Yuri Bezmenov, ancien cadre du KGB, apporte un éclairage complémentaire après sa défection au Canada en 1970. Ses analyses décrivent la « subversion idéologique », un processus de long terme destiné à modifier la perception du réel au sein d’une société cible, non par la propagande brute mais par la manipulation de ses propres élites culturelles. Bezmenov insiste sur la place centrale de l’« utile involontaire » — ces individus persuadés d’agir par lucidité, originalité ou esprit critique, mais qui reprennent sans le savoir les narratifs du Kremlin. On pourra lire à ce sujet l’excellent livre de l’académicien français Maurice Druon « La France aux ordres d’un cadavre ».


Les témoignages croisés de Levchenko et Bezmenov illustrent une continuité : la Russie d’aujourd’hui n’a pas renoncé à cette doctrine. Elle l’a modernisée, adaptée aux espaces médiatiques contemporains, mais son principe fondateur demeure intact : privilégier l’influence portée par des individus crédibles plutôt que la propagande visible et jetable.

 

La Russie ne cherche pas tant à recruter des milliers de relais ponctuels qu’à orienter quelques voix capables de façonner le débat.
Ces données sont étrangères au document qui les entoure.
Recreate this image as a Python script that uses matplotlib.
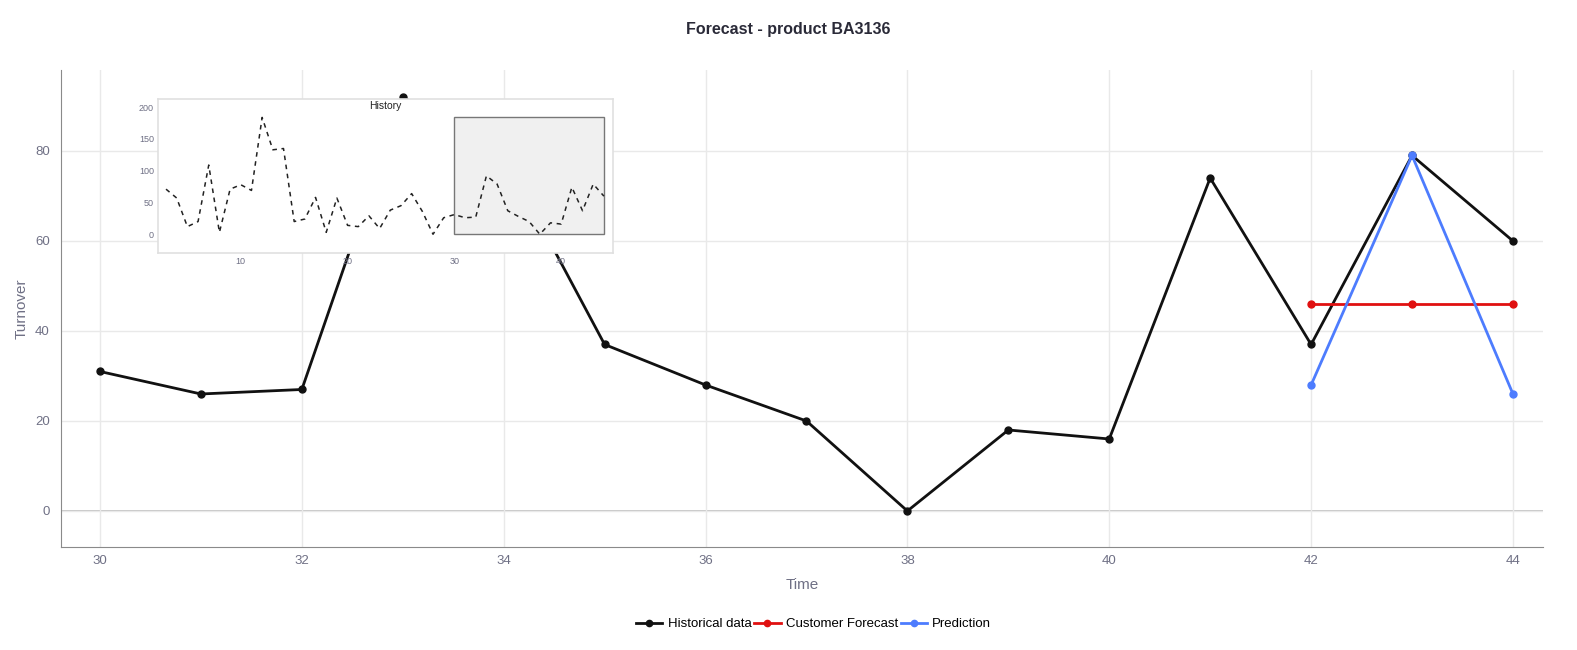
import matplotlib.pyplot as plt
from matplotlib.patches import Rectangle

plt.rcParams['font.family'] = ['Liberation Sans', 'DejaVu Sans']

# main view
weeks = list(range(30, 45))
turnover = [31, 26, 27, 92, 79, 37, 28, 20, 0, 18, 16, 74, 37, 79, 60]

fc_weeks = [42, 43, 44]
customer_fc = [46, 46, 46]
prediction = [28, 79, 26]

# full history for the inset
hist_weeks = list(range(3, 45))
hist_values = [71, 57, 12, 20, 109, 3, 71, 78, 69, 184, 133, 135, 20, 24, 58, 3,
               57, 14, 12, 29, 9, 38, 45, 64, 36, 0, 26, 31, 26, 27, 92, 79, 37,
               28, 20, 0, 18, 16, 74, 37, 79, 60]

tick_col = '#6f7085'
grid_col = '#e9e9e9'
black = '#111111'
red = '#e01010'
blue = '#4d7cfe'

fig = plt.figure(figsize=(15.77, 6.5), dpi=100)
ax = fig.add_axes([0.0387, 0.1585, 0.9397, 0.7338])

ax.plot(weeks, turnover, color=black, lw=2, marker='o', ms=5, label='Historical data', zorder=3)
ax.plot(fc_weeks, customer_fc, color=red, lw=2, marker='o', ms=5, label='Customer Forecast', zorder=4)
ax.plot(fc_weeks, prediction, color=blue, lw=2, marker='o', ms=5, label='Prediction', zorder=5)

ax.set_xlim(29.614, 44.297)
ax.set_ylim(-8, 98)
ax.set_xticks(range(30, 45, 2))
ax.set_yticks(range(0, 81, 20))
ax.grid(color=grid_col, lw=1)
ax.axhline(0, color='#bbbbbb', lw=1.2, zorder=1)
for s in ['top', 'right']:
    ax.spines[s].set_visible(False)
for s in ['left', 'bottom']:
    ax.spines[s].set_color('#8a8a8a')
ax.tick_params(length=0, colors=tick_col, labelsize=9.5)
ax.tick_params(axis='x', pad=6)
ax.tick_params(axis='y', pad=8)
ax.set_xlabel('Time', color=tick_col, fontsize=11, labelpad=8)
ax.set_ylabel('Turnover', color=tick_col, fontsize=11, labelpad=5)
fig.text(0.5, 0.955, 'Forecast - product BA3136', fontsize=11.5, fontweight='bold',
         color='#2a2a38', ha='center', va='center')

fig.legend(loc='center', bbox_to_anchor=(0.516, 0.04), ncol=3, frameon=False,
           fontsize=9.5, handlelength=2, columnspacing=0.2, handletextpad=0.4,
           markerscale=0.9)

# inset
ins = fig.add_axes([0.1002, 0.6108, 0.2885, 0.2369], zorder=10)
ins.set_facecolor('white')
ins.plot(hist_weeks, hist_values, color='#222222', lw=1.1, ls=(0, (3, 3)))
ins.add_patch(Rectangle((30, 0), 14, max(hist_values), facecolor='#f0f0f0',
                        edgecolor='#777777', lw=1, zorder=0))
ins.set_xlim(2.25, 44.85)
ins.set_ylim(-29.5, 213)
ins.set_xticks([10, 20, 30, 40])
ins.set_yticks([0, 50, 100, 150, 200])
for s in ins.spines.values():
    s.set_color('#e0e0e0')
    s.set_linewidth(1.2)
ins.tick_params(length=0, colors=tick_col, labelsize=6.5, pad=3)
ins.set_title('History', fontsize=7.5, color='#222222', y=0.88)

fig.savefig('out.png', dpi=100)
La sophistication de ce modèle, héritée de la pratique soviétique, explique pourquoi ces agents d’influence sont difficiles à identifier et pourquoi leurs interventions produisent davantage de doute et de confusion que de slogans visibles. Dans un contexte de tensions persistantes en Europe, cette approche demeure l’un des leviers les plus efficaces du Kremlin.